**Task to carry out:**
Below are some records. Copy every line in them that holds "this".

<<<<

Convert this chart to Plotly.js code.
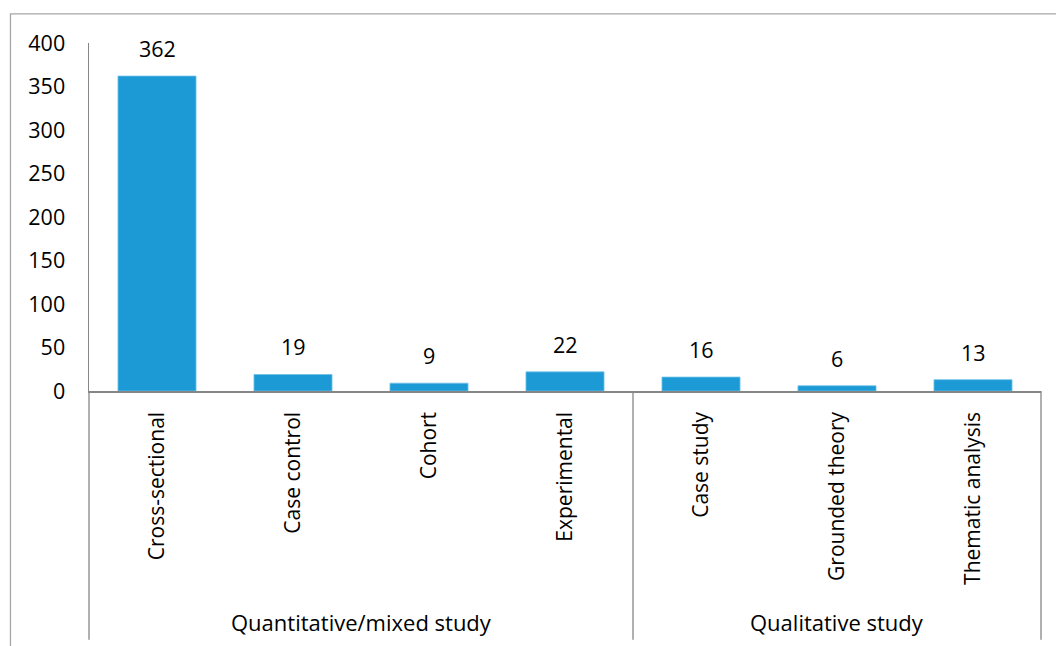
<!DOCTYPE html>
<html>
<head>
<meta charset="utf-8">
<script src="https://cdn.plot.ly/plotly-3.0.1.min.js"></script>
<style>html,body{margin:0;padding:0;background:#fff;}#chart{width:1056px;height:646px;}</style>
</head>
<body>
<div id="chart"></div>
<script>
const categories = ["Cross-sectional", "Case control", "Cohort", "Experimental", "Case study", "Grounded theory", "Thematic analysis"];
const values = [362, 19, 9, 22, 16, 6, 13];
const groups = ["Quantitative/mixed study", "Quantitative/mixed study", "Quantitative/mixed study", "Quantitative/mixed study", "Qualitative study", "Qualitative study", "Qualitative study"];
const yTicks = [0, 50, 100, 150, 200, 250, 300, 350, 400];

const FONT = "Open Sans, sans-serif";
const AXIS = "#868686";
const n = categories.length;
const idx = categories.map((_, i) => i);

const groupSpans = [];
groups.forEach((g, i) => {
  const last = groupSpans[groupSpans.length - 1];
  if (last && last.name === g) last.end = i; else groupSpans.push({name: g, start: i, end: i});
});

const annotations = values.map((v, i) => ({
  x: i, y: v, xref: "x", yref: "y", text: String(v), showarrow: false,
  yanchor: "bottom", yshift: 11, font: {family: FONT, size: 21.5, color: "#000"}
}));
groupSpans.forEach(s => {
  annotations.push({
    x: ((s.start + s.end + 1) / 2) / n, y: -0.665, xref: "paper", yref: "paper",
    text: s.name, showarrow: false, xanchor: "center", yanchor: "middle",
    font: {family: FONT, size: 22, color: "#000"}
  });
});

const shapes = [];
const bounds = [0];
groupSpans.forEach(s => bounds.push(s.end + 1));
bounds.forEach(b => {
  shapes.push({type: "line", xref: "paper", yref: "paper", x0: b / n, x1: b / n, y0: 0, y1: -0.715,
    line: {color: AXIS, width: 1.3}});
});
shapes.push({type: "rect", xref: "paper", yref: "paper", x0: -0.0825, x1: 1.2, y0: -1.2, y1: 1.0835,
  line: {color: "#A6A6A6", width: 1.3}, fillcolor: "rgba(0,0,0,0)"});

const trace = {
  type: "bar", x: idx, y: values, width: 0.574,
  marker: {color: "#1C9AD6", line: {color: "#6FC0E8", width: 0.8}},
  hoverinfo: "skip"
};

const layout = {
  width: 1056, height: 646,
  margin: {l: 89, r: 15, t: 43, b: 255},
  paper_bgcolor: "#fff", plot_bgcolor: "#fff",
  showlegend: false,
  xaxis: {
    range: [-0.5, n - 0.5], tickmode: "array", tickvals: idx, ticktext: categories,
    tickangle: -90, ticks: "", ticklabelstandoff: 11,
    showline: true, linecolor: AXIS, linewidth: 1.5, showgrid: false, zeroline: false,
    tickfont: {family: FONT, size: 21, color: "#000"}, fixedrange: true
  },
  yaxis: {
    range: [0, 400], tickmode: "array", tickvals: yTicks, ticktext: yTicks.map(String),
    ticks: "", ticklabelstandoff: 18,
    showline: true, linecolor: AXIS, linewidth: 1.5, showgrid: false, zeroline: false,
    tickfont: {family: FONT, size: 21.5, color: "#000"}, fixedrange: true
  },
  annotations: annotations,
  shapes: shapes
};

Plotly.newPlot("chart", [trace], layout, {displayModeBar: false, staticPlot: true});
</script>
</body>
</html>
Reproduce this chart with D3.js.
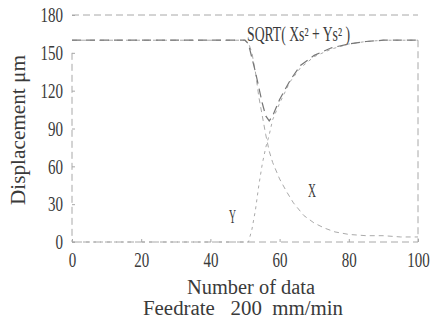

>>>>

**Final result:**
Convert this chart to Plotly.js code.
Reproduce this chart with D3.js.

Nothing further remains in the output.